• _Exercise task_
From the entries below, report how many lines contain the string "matplotlib". Give only that number.

• _Provided records_
▼
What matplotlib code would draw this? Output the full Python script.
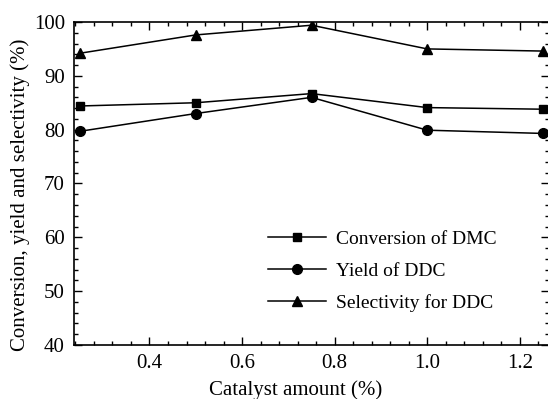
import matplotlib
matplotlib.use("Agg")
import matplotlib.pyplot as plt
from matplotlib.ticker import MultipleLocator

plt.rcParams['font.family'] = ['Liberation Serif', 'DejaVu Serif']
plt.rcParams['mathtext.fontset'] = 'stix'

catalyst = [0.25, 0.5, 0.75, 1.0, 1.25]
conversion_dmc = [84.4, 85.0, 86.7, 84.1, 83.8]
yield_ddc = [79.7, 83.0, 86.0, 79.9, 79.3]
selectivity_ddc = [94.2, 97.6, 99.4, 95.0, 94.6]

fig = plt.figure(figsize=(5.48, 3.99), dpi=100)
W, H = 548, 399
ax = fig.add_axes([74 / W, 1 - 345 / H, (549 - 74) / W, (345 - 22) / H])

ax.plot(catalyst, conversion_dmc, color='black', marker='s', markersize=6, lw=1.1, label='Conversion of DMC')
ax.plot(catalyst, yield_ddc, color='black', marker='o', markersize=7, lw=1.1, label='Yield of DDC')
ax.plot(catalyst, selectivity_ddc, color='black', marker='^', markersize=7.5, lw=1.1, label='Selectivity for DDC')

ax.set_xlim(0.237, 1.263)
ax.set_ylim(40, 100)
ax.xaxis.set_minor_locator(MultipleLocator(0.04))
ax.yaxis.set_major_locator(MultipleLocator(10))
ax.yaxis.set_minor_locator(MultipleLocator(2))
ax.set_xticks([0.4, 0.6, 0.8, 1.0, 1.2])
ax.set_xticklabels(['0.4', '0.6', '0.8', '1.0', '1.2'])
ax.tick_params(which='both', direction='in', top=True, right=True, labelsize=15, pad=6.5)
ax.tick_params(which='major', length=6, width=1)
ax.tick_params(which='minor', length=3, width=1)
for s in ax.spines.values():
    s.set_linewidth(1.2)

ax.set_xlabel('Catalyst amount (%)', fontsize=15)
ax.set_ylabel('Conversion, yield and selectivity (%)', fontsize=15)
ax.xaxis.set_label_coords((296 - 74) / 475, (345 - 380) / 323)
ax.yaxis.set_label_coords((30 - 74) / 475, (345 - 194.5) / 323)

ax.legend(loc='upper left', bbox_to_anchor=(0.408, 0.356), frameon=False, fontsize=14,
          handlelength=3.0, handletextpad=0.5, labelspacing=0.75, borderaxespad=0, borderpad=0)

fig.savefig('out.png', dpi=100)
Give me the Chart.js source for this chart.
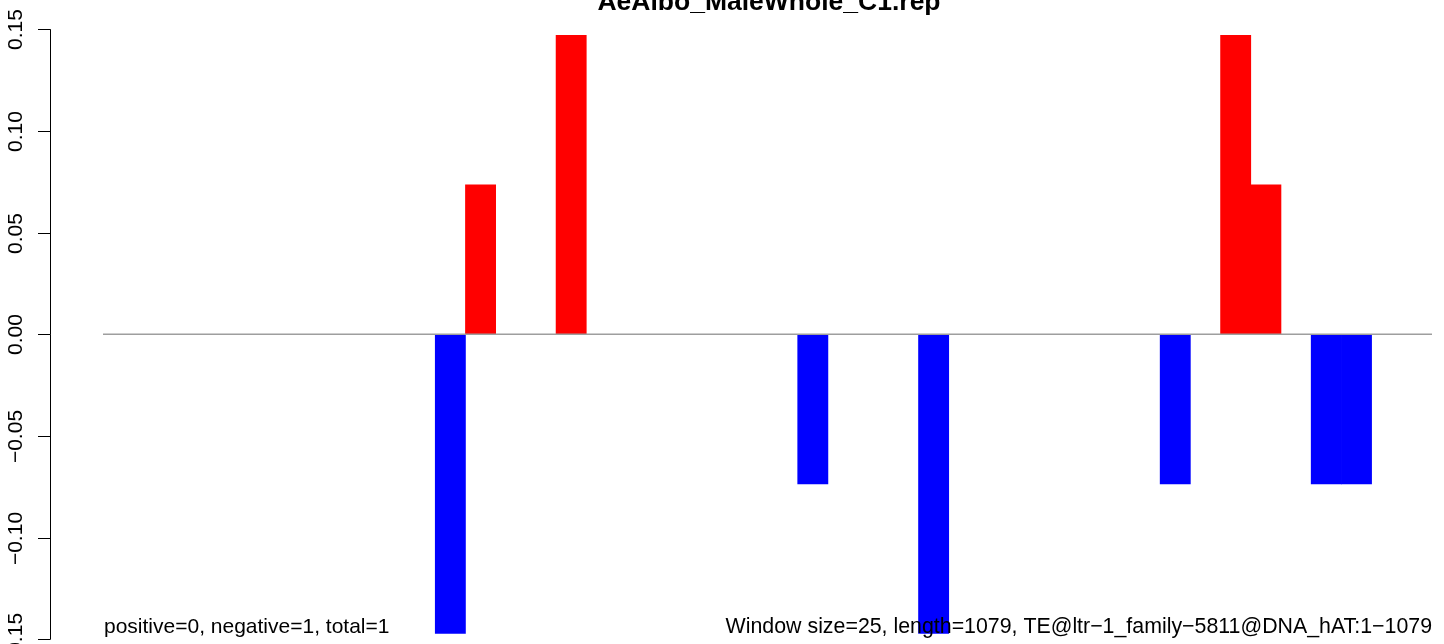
▲
• _Answer_
5